══ Record excerpts

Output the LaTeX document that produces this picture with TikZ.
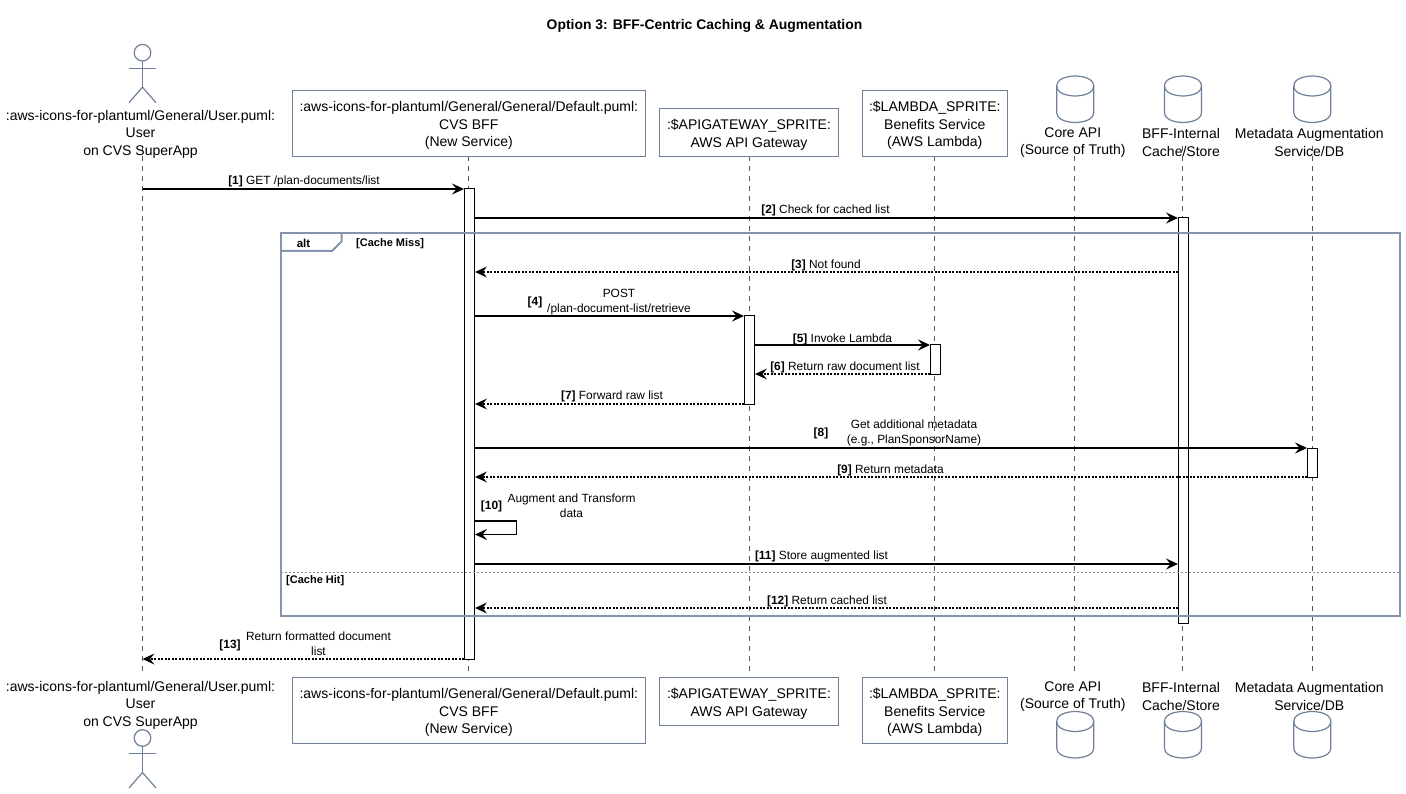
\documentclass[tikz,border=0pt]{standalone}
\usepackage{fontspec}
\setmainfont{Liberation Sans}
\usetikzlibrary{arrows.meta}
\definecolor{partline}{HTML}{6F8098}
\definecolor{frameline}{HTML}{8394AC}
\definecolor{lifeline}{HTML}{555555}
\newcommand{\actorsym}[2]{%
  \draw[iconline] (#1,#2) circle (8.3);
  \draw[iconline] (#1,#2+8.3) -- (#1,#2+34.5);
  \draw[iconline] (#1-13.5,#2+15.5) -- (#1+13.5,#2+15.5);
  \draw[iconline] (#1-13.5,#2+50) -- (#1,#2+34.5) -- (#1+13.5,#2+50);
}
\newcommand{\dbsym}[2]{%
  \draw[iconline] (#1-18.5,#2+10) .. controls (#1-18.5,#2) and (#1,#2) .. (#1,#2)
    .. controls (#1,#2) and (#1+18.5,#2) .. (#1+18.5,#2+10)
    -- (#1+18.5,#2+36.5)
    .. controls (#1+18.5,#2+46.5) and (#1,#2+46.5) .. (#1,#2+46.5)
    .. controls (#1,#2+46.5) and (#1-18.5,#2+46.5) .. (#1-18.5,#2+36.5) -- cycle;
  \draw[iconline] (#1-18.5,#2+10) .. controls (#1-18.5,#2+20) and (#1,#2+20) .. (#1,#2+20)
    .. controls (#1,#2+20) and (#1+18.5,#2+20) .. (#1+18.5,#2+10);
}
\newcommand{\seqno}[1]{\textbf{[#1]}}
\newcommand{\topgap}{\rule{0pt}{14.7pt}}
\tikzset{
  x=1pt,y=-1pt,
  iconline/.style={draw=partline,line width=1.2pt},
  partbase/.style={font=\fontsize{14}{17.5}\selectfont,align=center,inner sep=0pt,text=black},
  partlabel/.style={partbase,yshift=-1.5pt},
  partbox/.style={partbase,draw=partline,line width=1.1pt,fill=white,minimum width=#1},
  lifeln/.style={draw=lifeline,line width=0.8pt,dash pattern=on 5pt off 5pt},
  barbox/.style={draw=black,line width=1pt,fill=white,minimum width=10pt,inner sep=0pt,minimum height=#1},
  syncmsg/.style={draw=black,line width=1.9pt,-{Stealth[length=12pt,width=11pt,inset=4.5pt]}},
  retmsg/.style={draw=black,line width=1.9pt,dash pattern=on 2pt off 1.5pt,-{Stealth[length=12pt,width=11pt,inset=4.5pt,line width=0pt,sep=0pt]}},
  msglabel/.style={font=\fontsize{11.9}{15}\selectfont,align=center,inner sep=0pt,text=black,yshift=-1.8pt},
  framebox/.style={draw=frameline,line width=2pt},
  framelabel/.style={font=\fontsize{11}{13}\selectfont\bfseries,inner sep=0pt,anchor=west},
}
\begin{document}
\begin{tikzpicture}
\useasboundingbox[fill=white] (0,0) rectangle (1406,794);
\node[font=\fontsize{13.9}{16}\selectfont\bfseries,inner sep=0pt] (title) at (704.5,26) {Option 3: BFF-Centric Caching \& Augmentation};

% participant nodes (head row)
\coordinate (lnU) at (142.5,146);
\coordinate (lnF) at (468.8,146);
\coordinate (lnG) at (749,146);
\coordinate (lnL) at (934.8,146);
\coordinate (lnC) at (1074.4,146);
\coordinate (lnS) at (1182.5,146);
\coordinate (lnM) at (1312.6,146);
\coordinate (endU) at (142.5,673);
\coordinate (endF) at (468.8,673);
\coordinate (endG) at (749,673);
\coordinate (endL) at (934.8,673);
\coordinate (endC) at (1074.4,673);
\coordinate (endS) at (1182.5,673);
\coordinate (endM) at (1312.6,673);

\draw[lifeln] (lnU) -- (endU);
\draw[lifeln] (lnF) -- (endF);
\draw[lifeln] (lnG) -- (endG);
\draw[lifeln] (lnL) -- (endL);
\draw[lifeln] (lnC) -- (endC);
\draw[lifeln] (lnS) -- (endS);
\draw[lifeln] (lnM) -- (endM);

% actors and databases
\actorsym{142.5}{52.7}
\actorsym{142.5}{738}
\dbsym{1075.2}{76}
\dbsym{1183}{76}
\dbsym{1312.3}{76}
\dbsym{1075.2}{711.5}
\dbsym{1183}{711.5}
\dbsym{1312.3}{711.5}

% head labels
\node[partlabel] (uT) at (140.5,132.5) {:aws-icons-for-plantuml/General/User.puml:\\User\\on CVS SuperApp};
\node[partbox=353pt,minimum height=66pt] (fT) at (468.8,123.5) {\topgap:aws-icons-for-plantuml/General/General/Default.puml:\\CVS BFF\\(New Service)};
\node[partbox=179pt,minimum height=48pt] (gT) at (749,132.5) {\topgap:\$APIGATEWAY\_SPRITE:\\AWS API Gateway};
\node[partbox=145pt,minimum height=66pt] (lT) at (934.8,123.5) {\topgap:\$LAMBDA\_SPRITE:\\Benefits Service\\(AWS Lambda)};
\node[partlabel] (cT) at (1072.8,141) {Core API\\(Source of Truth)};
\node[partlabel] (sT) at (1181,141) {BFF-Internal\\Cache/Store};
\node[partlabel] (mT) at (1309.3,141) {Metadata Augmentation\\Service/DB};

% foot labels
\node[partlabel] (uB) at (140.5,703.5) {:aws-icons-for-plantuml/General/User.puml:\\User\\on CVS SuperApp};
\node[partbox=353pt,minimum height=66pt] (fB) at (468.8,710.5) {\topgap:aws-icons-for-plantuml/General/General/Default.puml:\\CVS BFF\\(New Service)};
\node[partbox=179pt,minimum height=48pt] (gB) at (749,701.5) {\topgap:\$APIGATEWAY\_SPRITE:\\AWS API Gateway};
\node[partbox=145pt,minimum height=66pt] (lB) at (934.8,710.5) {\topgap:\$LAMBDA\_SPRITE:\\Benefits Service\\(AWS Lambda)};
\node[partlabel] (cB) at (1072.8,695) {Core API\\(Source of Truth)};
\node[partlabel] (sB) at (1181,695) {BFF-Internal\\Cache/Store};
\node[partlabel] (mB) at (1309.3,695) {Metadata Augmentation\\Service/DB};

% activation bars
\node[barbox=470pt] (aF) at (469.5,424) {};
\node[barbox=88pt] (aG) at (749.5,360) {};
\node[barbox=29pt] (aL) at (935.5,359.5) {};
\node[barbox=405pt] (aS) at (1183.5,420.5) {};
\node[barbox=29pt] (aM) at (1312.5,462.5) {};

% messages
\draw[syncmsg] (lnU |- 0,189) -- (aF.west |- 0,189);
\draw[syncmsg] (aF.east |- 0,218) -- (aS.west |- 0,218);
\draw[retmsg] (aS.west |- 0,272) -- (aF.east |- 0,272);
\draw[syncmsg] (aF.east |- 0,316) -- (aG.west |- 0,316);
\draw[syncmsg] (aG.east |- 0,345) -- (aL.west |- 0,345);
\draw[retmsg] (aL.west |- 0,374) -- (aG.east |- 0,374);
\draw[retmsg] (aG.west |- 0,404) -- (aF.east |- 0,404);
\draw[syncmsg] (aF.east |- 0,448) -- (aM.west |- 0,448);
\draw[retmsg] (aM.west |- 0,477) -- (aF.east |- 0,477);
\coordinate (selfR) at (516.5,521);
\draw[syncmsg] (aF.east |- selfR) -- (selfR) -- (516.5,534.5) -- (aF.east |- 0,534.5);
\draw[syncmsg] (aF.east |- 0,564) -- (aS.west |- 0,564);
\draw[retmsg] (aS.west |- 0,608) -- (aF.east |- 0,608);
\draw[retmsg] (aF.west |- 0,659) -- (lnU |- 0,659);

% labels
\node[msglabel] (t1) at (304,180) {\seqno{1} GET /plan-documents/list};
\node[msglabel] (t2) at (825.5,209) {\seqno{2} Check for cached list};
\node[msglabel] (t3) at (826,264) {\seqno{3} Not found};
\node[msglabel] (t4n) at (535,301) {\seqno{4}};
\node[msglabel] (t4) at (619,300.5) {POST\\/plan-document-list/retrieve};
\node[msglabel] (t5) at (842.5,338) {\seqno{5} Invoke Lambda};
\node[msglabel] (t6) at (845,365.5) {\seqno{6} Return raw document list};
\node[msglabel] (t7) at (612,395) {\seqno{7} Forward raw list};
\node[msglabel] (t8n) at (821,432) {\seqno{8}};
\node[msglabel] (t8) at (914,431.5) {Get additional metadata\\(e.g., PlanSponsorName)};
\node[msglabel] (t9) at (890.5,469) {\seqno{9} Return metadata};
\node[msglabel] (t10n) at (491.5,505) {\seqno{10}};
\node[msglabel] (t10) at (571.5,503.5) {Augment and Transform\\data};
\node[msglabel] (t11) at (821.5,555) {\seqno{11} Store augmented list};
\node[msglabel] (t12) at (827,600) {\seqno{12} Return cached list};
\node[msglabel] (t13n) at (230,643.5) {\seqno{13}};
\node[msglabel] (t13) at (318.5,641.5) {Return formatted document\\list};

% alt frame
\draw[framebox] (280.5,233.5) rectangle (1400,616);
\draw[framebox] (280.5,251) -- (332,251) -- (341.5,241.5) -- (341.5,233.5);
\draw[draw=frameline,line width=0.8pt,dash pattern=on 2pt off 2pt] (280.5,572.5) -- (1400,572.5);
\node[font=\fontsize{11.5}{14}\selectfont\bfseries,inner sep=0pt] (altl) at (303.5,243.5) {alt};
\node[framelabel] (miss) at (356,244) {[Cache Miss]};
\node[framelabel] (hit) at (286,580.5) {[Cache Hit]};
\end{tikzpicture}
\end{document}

════
══ Record excerpts

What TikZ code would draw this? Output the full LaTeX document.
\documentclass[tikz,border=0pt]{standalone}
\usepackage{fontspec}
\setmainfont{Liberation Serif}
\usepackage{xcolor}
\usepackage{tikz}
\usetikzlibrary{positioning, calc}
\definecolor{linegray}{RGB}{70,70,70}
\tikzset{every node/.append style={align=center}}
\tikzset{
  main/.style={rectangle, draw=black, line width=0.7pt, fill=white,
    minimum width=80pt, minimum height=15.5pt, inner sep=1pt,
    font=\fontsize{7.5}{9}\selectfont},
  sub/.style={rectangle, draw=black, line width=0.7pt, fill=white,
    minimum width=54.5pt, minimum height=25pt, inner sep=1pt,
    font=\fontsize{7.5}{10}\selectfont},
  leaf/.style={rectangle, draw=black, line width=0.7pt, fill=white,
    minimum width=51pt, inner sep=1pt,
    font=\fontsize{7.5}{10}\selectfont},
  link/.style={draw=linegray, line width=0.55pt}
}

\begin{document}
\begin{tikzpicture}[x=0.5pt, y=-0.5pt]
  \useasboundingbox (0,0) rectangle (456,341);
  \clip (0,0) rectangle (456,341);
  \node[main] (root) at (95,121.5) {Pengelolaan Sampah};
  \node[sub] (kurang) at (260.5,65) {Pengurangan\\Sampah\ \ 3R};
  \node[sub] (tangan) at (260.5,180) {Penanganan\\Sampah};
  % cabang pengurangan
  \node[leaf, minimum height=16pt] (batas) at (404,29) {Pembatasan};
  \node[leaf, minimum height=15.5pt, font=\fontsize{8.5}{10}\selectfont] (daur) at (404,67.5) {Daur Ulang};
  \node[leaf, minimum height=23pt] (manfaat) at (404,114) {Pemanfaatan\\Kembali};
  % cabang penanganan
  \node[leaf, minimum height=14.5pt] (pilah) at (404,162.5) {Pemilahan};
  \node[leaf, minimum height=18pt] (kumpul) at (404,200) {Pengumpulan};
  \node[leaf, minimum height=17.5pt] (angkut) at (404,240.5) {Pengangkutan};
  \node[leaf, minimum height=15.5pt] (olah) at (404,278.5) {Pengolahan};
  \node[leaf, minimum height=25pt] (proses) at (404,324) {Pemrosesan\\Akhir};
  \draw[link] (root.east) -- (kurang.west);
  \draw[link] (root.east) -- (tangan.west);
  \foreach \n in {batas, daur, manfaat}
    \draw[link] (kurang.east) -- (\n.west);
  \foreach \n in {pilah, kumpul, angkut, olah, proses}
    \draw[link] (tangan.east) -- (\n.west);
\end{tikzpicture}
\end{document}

════
══ Record excerpts

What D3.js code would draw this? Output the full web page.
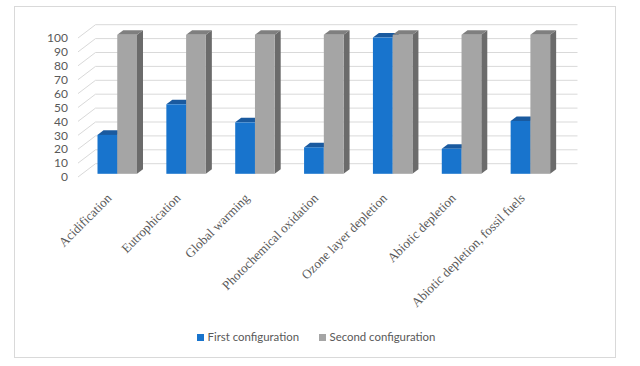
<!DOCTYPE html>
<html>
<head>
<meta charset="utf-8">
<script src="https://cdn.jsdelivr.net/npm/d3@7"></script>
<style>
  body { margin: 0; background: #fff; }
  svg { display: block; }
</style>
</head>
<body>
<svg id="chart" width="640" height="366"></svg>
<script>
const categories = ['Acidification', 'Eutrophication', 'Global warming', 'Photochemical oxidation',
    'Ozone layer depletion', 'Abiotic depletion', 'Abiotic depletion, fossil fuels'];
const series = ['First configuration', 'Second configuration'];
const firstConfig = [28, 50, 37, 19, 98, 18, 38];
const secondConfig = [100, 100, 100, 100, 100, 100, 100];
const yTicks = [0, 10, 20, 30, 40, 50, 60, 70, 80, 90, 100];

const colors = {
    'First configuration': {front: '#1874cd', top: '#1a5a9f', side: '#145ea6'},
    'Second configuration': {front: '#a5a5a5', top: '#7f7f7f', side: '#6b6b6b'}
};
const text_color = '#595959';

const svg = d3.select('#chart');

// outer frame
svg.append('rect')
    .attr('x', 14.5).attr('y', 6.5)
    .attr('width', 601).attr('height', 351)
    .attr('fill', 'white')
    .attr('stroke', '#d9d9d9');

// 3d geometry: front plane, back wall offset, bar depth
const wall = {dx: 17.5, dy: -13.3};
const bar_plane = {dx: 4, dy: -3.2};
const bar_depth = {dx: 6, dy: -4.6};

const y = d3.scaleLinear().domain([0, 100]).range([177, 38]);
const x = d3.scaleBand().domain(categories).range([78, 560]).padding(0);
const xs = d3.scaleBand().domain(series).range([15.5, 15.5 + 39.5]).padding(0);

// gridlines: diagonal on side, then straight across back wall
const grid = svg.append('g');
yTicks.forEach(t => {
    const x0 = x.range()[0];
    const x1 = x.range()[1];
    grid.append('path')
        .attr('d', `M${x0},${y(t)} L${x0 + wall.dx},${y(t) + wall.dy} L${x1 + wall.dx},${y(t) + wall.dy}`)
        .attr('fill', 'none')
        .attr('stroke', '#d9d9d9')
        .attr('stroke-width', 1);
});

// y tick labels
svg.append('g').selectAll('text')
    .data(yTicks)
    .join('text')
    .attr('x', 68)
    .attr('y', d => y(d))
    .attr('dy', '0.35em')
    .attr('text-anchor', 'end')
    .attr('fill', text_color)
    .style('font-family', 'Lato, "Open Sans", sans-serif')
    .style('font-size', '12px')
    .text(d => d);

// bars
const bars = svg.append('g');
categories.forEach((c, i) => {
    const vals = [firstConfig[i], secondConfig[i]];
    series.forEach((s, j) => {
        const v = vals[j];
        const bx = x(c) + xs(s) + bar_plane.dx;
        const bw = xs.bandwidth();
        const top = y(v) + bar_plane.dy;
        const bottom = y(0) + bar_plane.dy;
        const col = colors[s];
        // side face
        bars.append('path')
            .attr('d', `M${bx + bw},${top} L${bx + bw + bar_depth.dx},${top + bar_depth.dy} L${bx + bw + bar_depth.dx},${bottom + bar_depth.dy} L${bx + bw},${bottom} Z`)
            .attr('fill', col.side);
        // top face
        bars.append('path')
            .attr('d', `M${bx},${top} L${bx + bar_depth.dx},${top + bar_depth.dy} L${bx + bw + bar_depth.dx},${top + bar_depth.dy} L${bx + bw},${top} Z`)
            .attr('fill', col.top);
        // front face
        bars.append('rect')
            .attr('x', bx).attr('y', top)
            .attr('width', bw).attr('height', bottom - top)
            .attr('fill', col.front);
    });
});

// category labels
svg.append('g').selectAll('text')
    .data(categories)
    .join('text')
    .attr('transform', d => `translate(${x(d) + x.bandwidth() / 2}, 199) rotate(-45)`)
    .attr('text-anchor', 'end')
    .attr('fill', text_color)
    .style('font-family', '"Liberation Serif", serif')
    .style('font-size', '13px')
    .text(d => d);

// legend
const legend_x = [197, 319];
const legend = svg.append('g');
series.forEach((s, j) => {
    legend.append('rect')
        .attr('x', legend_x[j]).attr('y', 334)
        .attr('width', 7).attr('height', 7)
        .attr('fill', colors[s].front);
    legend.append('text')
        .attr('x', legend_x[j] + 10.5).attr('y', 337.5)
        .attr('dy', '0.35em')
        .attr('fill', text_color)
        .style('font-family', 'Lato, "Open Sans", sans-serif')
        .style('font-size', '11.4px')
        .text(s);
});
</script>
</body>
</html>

════

— What the task requires —
For the material above, give again only the lines starting at the line that contains "What D3.js code" and ending at the line that contains "const svg = d3.select('#chart');". Pictures do not belong in the copy.

— Answer to the task —
What D3.js code would draw this? Output the full web page.
<!DOCTYPE html>
<html>
<head>
<meta charset="utf-8">
<script src="https://cdn.jsdelivr.net/npm/d3@7"></script>
<style>
  body { margin: 0; background: #fff; }
  svg { display: block; }
</style>
</head>
<body>
<svg id="chart" width="640" height="366"></svg>
<script>
const categories = ['Acidification', 'Eutrophication', 'Global warming', 'Photochemical oxidation',
    'Ozone layer depletion', 'Abiotic depletion', 'Abiotic depletion, fossil fuels'];
const series = ['First configuration', 'Second configuration'];
const firstConfig = [28, 50, 37, 19, 98, 18, 38];
const secondConfig = [100, 100, 100, 100, 100, 100, 100];
const yTicks = [0, 10, 20, 30, 40, 50, 60, 70, 80, 90, 100];

const colors = {
    'First configuration': {front: '#1874cd', top: '#1a5a9f', side: '#145ea6'},
    'Second configuration': {front: '#a5a5a5', top: '#7f7f7f', side: '#6b6b6b'}
};
const text_color = '#595959';

const svg = d3.select('#chart');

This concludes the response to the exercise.